O problema do filme é que o diretor, embora seja suficientemente sensível pra captar tudo isso, uma vez que, pelo que entedi nos extras do DVDeco, a história de ninar é do Shiamalan, não consegue custurar isso tudo muito bem e embora vc tenha no filme toda a questão cultural que vivemos contemporaneamente é meio que a falta de expertise do cara que nem deixa o filme 100% sessão da tarde e nem eleva o filme a lago que nos faz pensar, ficando a coisa numa espécie de limbo, que não é limbo...

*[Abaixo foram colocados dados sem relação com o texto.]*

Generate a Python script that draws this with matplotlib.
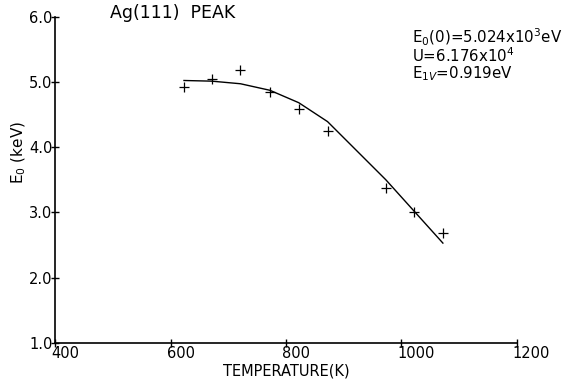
import matplotlib
matplotlib.use("Agg")
import matplotlib.pyplot as plt
from matplotlib.transforms import ScaledTranslation

# Measured data points (temperature in K, E0 in keV)
temp_pts = [623, 671, 721, 772, 822, 872, 973, 1022, 1072]
e0_pts = [4.92, 5.04, 5.18, 4.85, 4.59, 4.25, 3.37, 3.01, 2.69]

# Fitted curve
temp_fit = [623, 671, 721, 772, 822, 872, 973, 1022, 1072]
e0_fit = [5.02, 5.01, 4.97, 4.87, 4.68, 4.39, 3.50, 3.02, 2.53]

x_ticks = [400, 600, 800, 1000, 1200]
y_ticks = [1.0, 2.0, 3.0, 4.0, 5.0, 6.0]
y_ticklabels = ["1.0", "2.0", "3.0", "4.0", "5.0", "6.0"]

title_text = "Ag(111)  PEAK"
anno_lines = [r"E$_0$(0)=5.024x10$^3$eV", r"U=6.176x10$^4$", r"E$_{1V}$=0.919eV"]

plt.rcParams['font.family'] = ['DejaVu Sans']
plt.rcParams['mathtext.fontset'] = 'dejavusans'

fig = plt.figure(figsize=(5.74, 3.81), dpi=100)
ax = fig.add_axes([55.4/574, 38/381, (516.7-55.4)/574, (343-16.5)/381])

ax.plot(temp_fit, e0_fit, color='black', lw=1.0)
ax.plot(temp_pts, e0_pts, linestyle='none', marker='+', color='black',
        markersize=6.5, markeredgewidth=0.9)

ax.set_xlim(400, 1200)
ax.set_ylim(1.0, 6.0)
ax.set_xticks(x_ticks)
ax.set_xticklabels([str(t) for t in x_ticks])
ax.set_yticks(y_ticks)
ax.set_yticklabels(y_ticklabels)

for s in ['top', 'right']:
    ax.spines[s].set_visible(False)
for s in ['left', 'bottom']:
    ax.spines[s].set_linewidth(1.2)

ax.tick_params(axis='y', direction='inout', length=6, width=1, pad=-1, labelsize=10.5)
ax.tick_params(axis='x', direction='inout', length=6, width=1, pad=-1, labelsize=10.5)

shift = ScaledTranslation(-4/100, 0, fig.dpi_scale_trans)
for lab in ax.get_xticklabels():
    lab.set_ha('left')
    lab.set_transform(lab.get_transform() + shift)

ax.set_xlabel("TEMPERATURE(K)", fontsize=10.5, labelpad=2)
ax.set_ylabel(r"E$_0$ (keV)", fontsize=11)
ax.yaxis.set_label_coords(-0.059, 0.585)

fig.text(110/574, 1 - 13/381, title_text, fontsize=12.5, va='center', ha='left')
ys = [37, 56, 74]
for line, y in zip(anno_lines, ys):
    fig.text(412/574, 1 - y/381, line, fontsize=10.8, va='center', ha='left')

fig.savefig("out.png", dpi=100)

Eu diria que o que vc viu em a Dama na água é um fenonemo muito comum no cinema de hj em dia. Os diretores colocam os elementos, que hj depois de tão expostos atraves de varias formas de arte engajada, estão aí para que qquer um com uma educação decente consiga ver. O problema é exatamente a falha na costura desses temas que delata exatamente a incapacidade contemporanea ainda de entender como tudo isso funciona junto, reflexos, à meu ver, da famigerada fragmentação que por mais que nos permita ver a parte nos educa a nem imaginar que pode haver um todo.

Falemos mais a respeito!

beijos
Manu

sábado, fevereiro 03, 2007 3:24:00 PM  
Blogger Geraldo argúi...

Valeu, Manu! Apenas gostaria de avisar os incautos de que não se trata de um bom filme! Apenas é o caso que despertou minha vontade de fazer esse comentário, pelo contraste. Mas sigam a dica da Manu - vale apenas na falta de opção!